It is required that when the database access has been completed during state execution, it should call the macro DB_CLOSE_FILE to power down the EEPROM.
4.26.4 Upload and Download of Database
When a database is downloaded by the PC to the watch, the database is contains all the information required by an application using the database in the Application Specific Header Block.
When a download is complete, the kernel will execute the applications Resource Handler with the event COREEVENT_INIT. This gives the application the opportunity to check the database being downloaded. Since the information in the Application Specific Header Block is the information that the application requires in the ASD, it can copy the information from the database into the ASD through the macro:
DB_READ_APPLICATION_INFOHEADER
The application will use the data now present in the ASD for database manipulation and access.
When a database upload is required by the PC, the kernel will execute the Resource Handler of the database owner with the event COREEVENT_UPDATEDATABASEHEADER. This will copy ASD data specific to the database.

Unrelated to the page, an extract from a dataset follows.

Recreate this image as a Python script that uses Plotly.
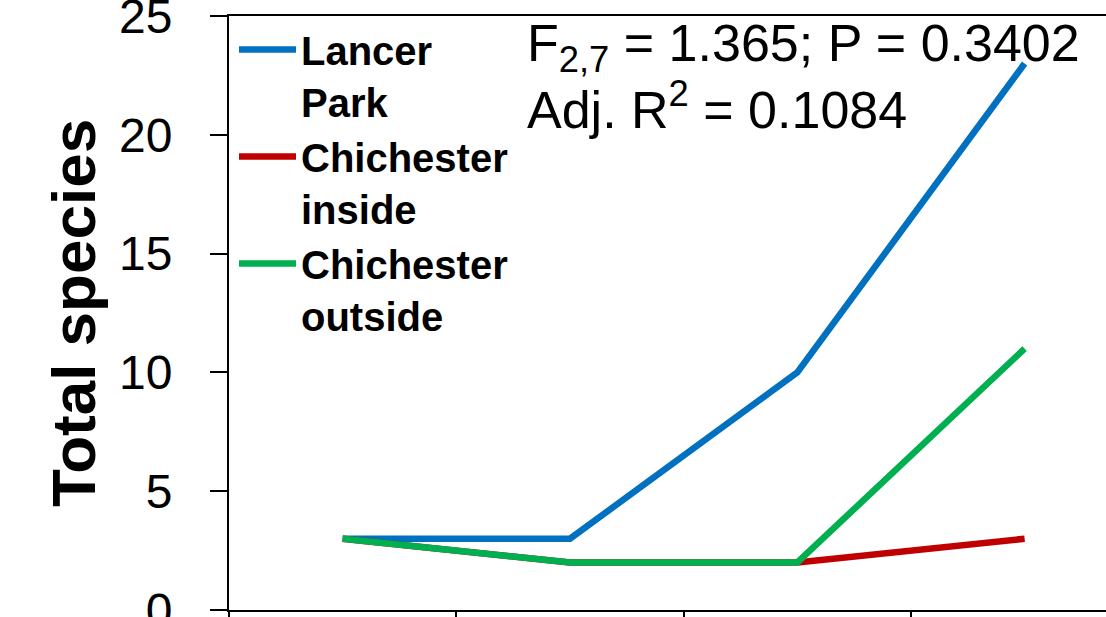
import plotly.graph_objects as go

# Sampling periods (category axis; labels are not shown)
periods = ["1", "2", "3", "4"]

# Total species recorded per site
lancer_park = [3, 3, 10, 23]
chichester_inside = [3, 2, 2, 3]
chichester_outside = [3, 2, 2, 11]

series_names = ["Lancer<br>Park", "Chichester<br>inside", "Chichester<br>outside"]
series_colors = ["#0070C0", "#C00000", "#00B050"]

y_ticks = [0, 5, 10, 15, 20, 25]

stats_line1 = "F<sub>2,7</sub> = 1.365; P = 0.3402"
stats_line2 = "Adj. R<sup>2</sup> = 0.1084"

FONT = "Liberation Sans, Arial, sans-serif"

fig = go.Figure()
for name, values, color in zip(series_names,
                               [lancer_park, chichester_inside, chichester_outside],
                               series_colors):
    fig.add_trace(go.Scatter(
        x=periods, y=values, name=name, mode="lines",
        line=dict(color=color, width=6.5),
    ))

fig.update_layout(
    width=1106, height=617,
    margin=dict(l=229, r=0, t=16, b=7, autoexpand=False),
    plot_bgcolor="white", paper_bgcolor="white",
    font=dict(family=FONT, color="black"),
    showlegend=True,
    legend=dict(
        x=0.0057, y=0.9983, xanchor="left", yanchor="top", valign="top",
        font=dict(family=FONT, size=40, color="black", weight="bold"),
        bgcolor="rgba(0,0,0,0)", itemwidth=57, tracegroupgap=0,
        maxheight=600,
    ),
    xaxis=dict(
        type="category", range=[-0.5, 3.358], automargin=False,
        showline=True, linecolor="black", linewidth=2, mirror=True,
        ticks="outside", ticklen=17, tickwidth=1.5, tickcolor="black",
        tickson="boundaries", showticklabels=False, showgrid=False,
        zeroline=False,
    ),
    yaxis=dict(
        range=[0, 25], tickvals=y_ticks, automargin=False,
        showline=True, linecolor="black", linewidth=2,
        ticks="outside", ticklen=17, tickwidth=1.5, tickcolor="black",
        ticklabelstandoff=28, ticklabeloverflow="allow",
        tickfont=dict(family=FONT, size=48, color="black"),
        showgrid=False, zeroline=False,
        title=dict(text="Total species", standoff=3,
                   font=dict(family=FONT, size=62, color="black", weight="bold")),
    ),
)

fig.add_annotation(
    xref="paper", yref="paper", x=0.338, y=1.0059, xanchor="left", yanchor="top",
    text=stats_line1, showarrow=False,
    font=dict(family=FONT, size=52, color="black"),
)
fig.add_annotation(
    xref="paper", yref="paper", x=0.338, y=0.908, xanchor="left", yanchor="top",
    text=stats_line2, showarrow=False,
    font=dict(family=FONT, size=52, color="black"),
)

fig.write_html("out.html")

This allows the PC to interpret the database. The application can use the macro to upload ASD data to the database header.

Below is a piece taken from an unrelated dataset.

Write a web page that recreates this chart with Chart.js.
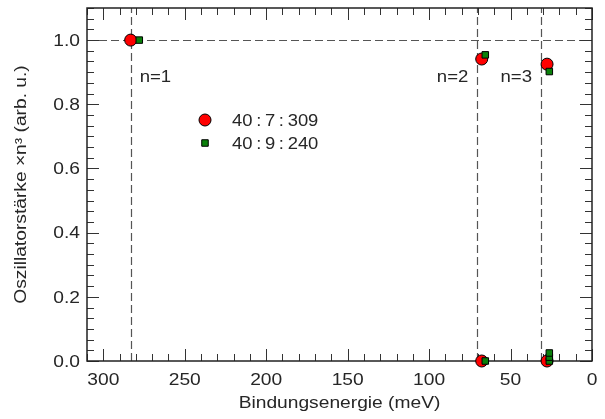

DB_WRITE_APPLICATION_INFOHEADER
4.26.5 PC Synchronization of Watch Data
The PC software requires status flags of the database and the record for synchronization purposes.
The kernel provides a status flag is stored in the Application Configuration Data to indicate that a database record has been modified. Only database that has been marked modified will be uploaded to the PC. When the application modifies an entry in the record, it should call the macro below to mark the database as modified.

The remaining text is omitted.